La consideración social del arte ha experimentado notables cambios en la historia del mundo occidental
En la prehistoria, no existía el concepto de arte como manifestación estética. Las pinturas rupestres se confundían con las creencias mágicas o religiosas. Desconocemos su significado, pero todo apunta que se relacionaban con el mito. Sus autores no eran artistas, sino chamanes, que atribuían poder a las imágenes. En Grecia y Roma, el arte cumplía una función política y religiosa. La poesía desempeñaba un papel fundacional en la historia de los pueblos. Los griegos adquirían sus conocimientos en los poemas homéricos. La Ilíada y la Odisea reflejaban los valores de su cultura, donde prevalecía una noción de virtud basada en la fama, el éxito y el linaje. Platón atribuyó al arte una función moral, didáctica, justificando la prohibición de las obras que perturbaran el orden social. Aristóteles destacó sus cualidades terapéuticas. La tragedia permitía liberar emociones, preservando el equilibrio psíquico.
Durante la Edad Media, el arte se puso al servicio de la religión. La exaltación de las virtudes teologales (fe, esperanza y caridad), la Natividad, los santos, las Vírgenes o la Pasión de Cristo desplazaron a los temas profanos. El Renacimiento continuó con estos motivos, pero incorporó otros nuevos, como el retrato, el estudio de la naturaleza o de la anatomía humana. En su Tratado sobre la pintura (publicado en Francia en 1656, siglo y medio después de su muerte), Leonardo alude por primera vez a la expresión de emociones subjetivas, que reflejan el mundo interior del artista. El Renacimiento dignifica el arte, pero no extingue el prejuicio hacia las actividades manuales. El Barroco representa el apogeo del retrato. La exaltación de los monarcas absolutos convierte la pintura en un ejercicio político. El retrato ecuestre expresa autoridad, liderazgo. Surgen relaciones estrechas entre los pintores de corte y los reyes que los emplean. Felipe IV apreciaba mucho a Velázquez y algo semejante había sucedido años atrás con Ticiano y Carlos I. Sin embargo, el artista no es una figura independiente. Su trabajo depende del mecenazgo y realiza sus obras por encargo, sin escoger los temas. Esta situación no cambiará hasta el Romanticismo. El artista conquista la libertad, pero a cambio conocerá la incomprensión y la precariedad.

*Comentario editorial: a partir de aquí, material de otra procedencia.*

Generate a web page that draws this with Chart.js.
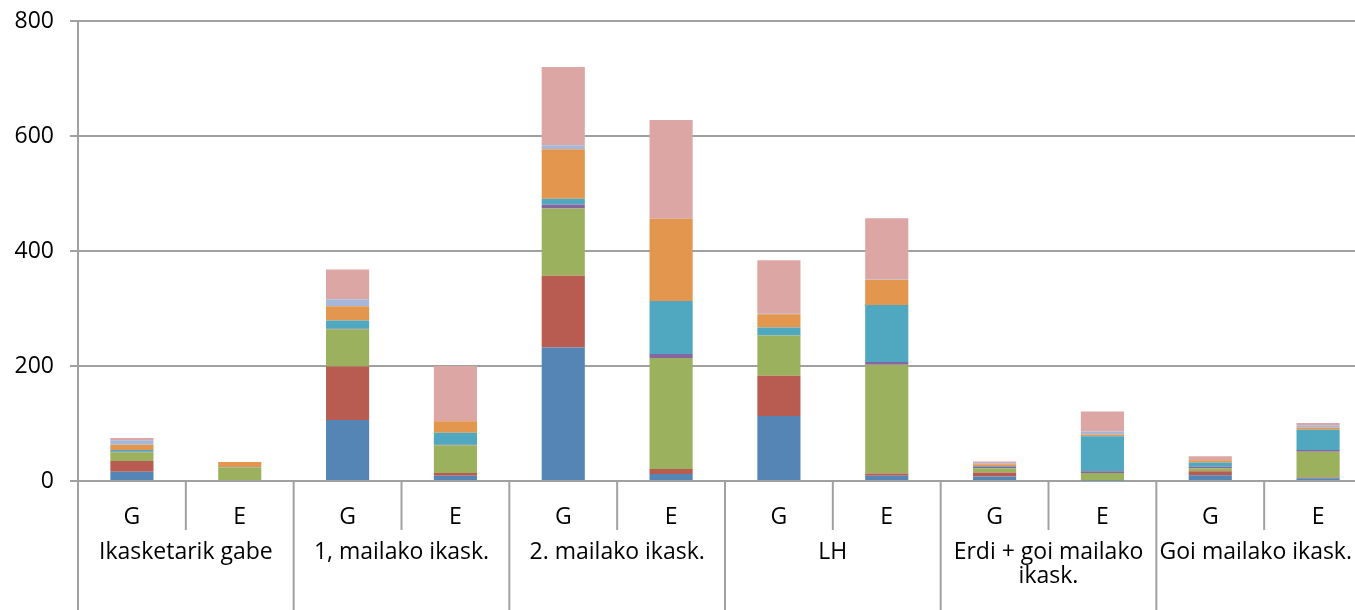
<!DOCTYPE html>
<html>
<head>
<meta charset="utf-8">
<script src="https://cdn.jsdelivr.net/npm/chart.js@4.4.1/dist/chart.umd.min.js"></script>
<style>
  html, body { margin: 0; padding: 0; background: #fff; overflow: hidden; }
  #wrap { width: 1372px; height: 610px; }
</style>
</head>
<body>
<div id="wrap"><canvas id="chart" width="1372" height="610"></canvas></div>
<script>
// categories: G / E inside each education level
const subLabels = ['G', 'E', 'G', 'E', 'G', 'E', 'G', 'E', 'G', 'E', 'G', 'E'];
const groupLabels = [
  'Ikasketarik gabe',
  '1, mailako ikask.',
  '2. mailako ikask.',
  'LH',
  'Erdi + goi mailako\nikask.',
  'Goi mailako ikask.',
];

// stacked series, bottom to top
const serie1 = [16, 0, 106, 9, 232, 12, 113, 9, 8, 1, 10, 5];
const serie2 = [19, 0, 93, 5, 125, 9, 70, 4, 7, 0, 7, 1];
const serie3 = [15, 23, 65, 48, 117, 193, 70, 189, 7, 13, 5, 45];
const serie4 = [1, 0, 1, 1, 7, 7, 0, 5, 3, 3, 3, 3];
const serie5 = [3, 1, 14, 21, 10, 92, 14, 99, 1, 61, 7, 35];
const serie6 = [9, 9, 25, 20, 86, 143, 23, 44, 3, 3, 4, 4];
const serie7 = [8, 0, 12, 0, 7, 0, 1, 1, 2, 5, 0, 4];
const serie8 = [4, 0, 52, 96, 136, 172, 93, 106, 3, 35, 7, 4];

const yTicks = [0, 200, 400, 600, 800];

const COLORS = ['#5585B5', '#B85C52', '#9BB15E', '#8466A0', '#4FA8C0', '#E3964D', '#A5B7D9', '#DCA6A4'];
const GRID = '#A0A0A0';
const FONT = { family: 'Open Sans', size: 23 };
const VIEW_RIGHT = 1352; // window is narrower than the canvas

const series = [serie1, serie2, serie3, serie4, serie5, serie6, serie7, serie8];

/** Draws the two-level category axis: dividers and group names */
const groupAxis = {
  id: 'groupAxis',
  afterDraw(chart) {
    const ctx = chart.ctx;
    const x = chart.scales.x;
    const top = chart.chartArea.bottom;
    const slot = x.getPixelForValue(1) - x.getPixelForValue(0);
    ctx.save();
    ctx.strokeStyle = GRID;
    ctx.lineWidth = 2;
    for (let i = 0; i <= subLabels.length; i++) {
      const px = x.getPixelForValue(i) - slot / 2;
      const len = i % 2 === 0 ? 129 : 49;
      ctx.beginPath();
      ctx.moveTo(px, top);
      ctx.lineTo(px, top + len);
      ctx.stroke();
    }
    ctx.fillStyle = '#000';
    ctx.font = FONT.size + 'px ' + FONT.family;
    ctx.textAlign = 'center';
    ctx.textBaseline = 'middle';
    groupLabels.forEach((g, i) => {
      const cx = (x.getPixelForValue(2 * i) + x.getPixelForValue(2 * i + 1)) / 2;
      g.split('\n').forEach((line, j) => {
        const w = ctx.measureText(line).width;
        const lx = Math.min(cx, VIEW_RIGHT - w / 2);
        ctx.fillText(line, lx, top + 71 + j * 24);
      });
    });
    ctx.restore();
  },
};

new Chart(document.getElementById('chart'), {
  type: 'bar',
  data: {
    labels: subLabels,
    datasets: series.map((d, i) => ({
      label: 'Serie ' + (i + 1),
      data: d,
      backgroundColor: COLORS[i],
      borderWidth: 0,
      barPercentage: 0.4,
      categoryPercentage: 1,
    })),
  },
  options: {
    responsive: false,
    animation: false,
    layout: { padding: 0 },
    plugins: { legend: { display: false }, tooltip: { enabled: false } },
    scales: {
      x: {
        stacked: true,
        grid: { display: false },
        border: { display: false },
        ticks: { color: '#000', font: FONT, padding: 15, maxRotation: 0 },
        afterFit: s => { s.height = 129; },
      },
      y: {
        stacked: true,
        min: 0,
        max: 800,
        afterBuildTicks: s => { s.ticks = yTicks.map(v => ({ value: v })); },
        grid: { color: GRID, lineWidth: 2, tickLength: 8 },
        border: { color: GRID, width: 2 },
        ticks: { color: '#000', font: FONT, padding: 16 },
        afterFit: s => {
          s.width = 78;
          s.paddingTop = 21;
          s.paddingBottom = 0;
        },
      },
    },
  },
  plugins: [groupAxis],
});
</script>
</body>
</html>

Los románticos consuman la ruptura con la sociedad. El arte ya no es un oficio al servicio del poder político o religioso, sino un ejercicio de protesta y disidencia. La burguesía simpatiza con el conservadurismo estético y no acepta las innovaciones. Al desplazar a la nobleza, se convierte en la clase social dominante, que contrata o rechaza a pintores, arquitectos o escultores. El impresionismo o las vanguardias del siglo XX (dadaísmo, cubismo, surrealismo) ofenderán su sensibilidad, pero con el tiempo las obras despreciadas conseguirán reconocimiento y prestigio. Desde 1945, el recuerdo de los errores pasados ha fomentado una tolerancia incapaz de discriminar entre innovación y espectáculo. Actualmente, predomina la confusión y el arte, lejos de constituir un acto de protesta, se ha convertido en una actividad comercial, lo cual no significa que hayan desaparecido los creadores exigentes. En nuestro país, el trabajo de pintores como Antoni Tàpies (1923), Antonio López (1936) y Miquel Barceló (1957), arquitectos como Miguel Fisac (1913), Rafael Moneo (1937) y Francisco Javier Sáenz de Oiza (1918-2000) o escultores como Jorge Oteiza (1908-2003) y Eduardo Chillida (1924-2002) acreditan la supervivencia del talento y la creatividad.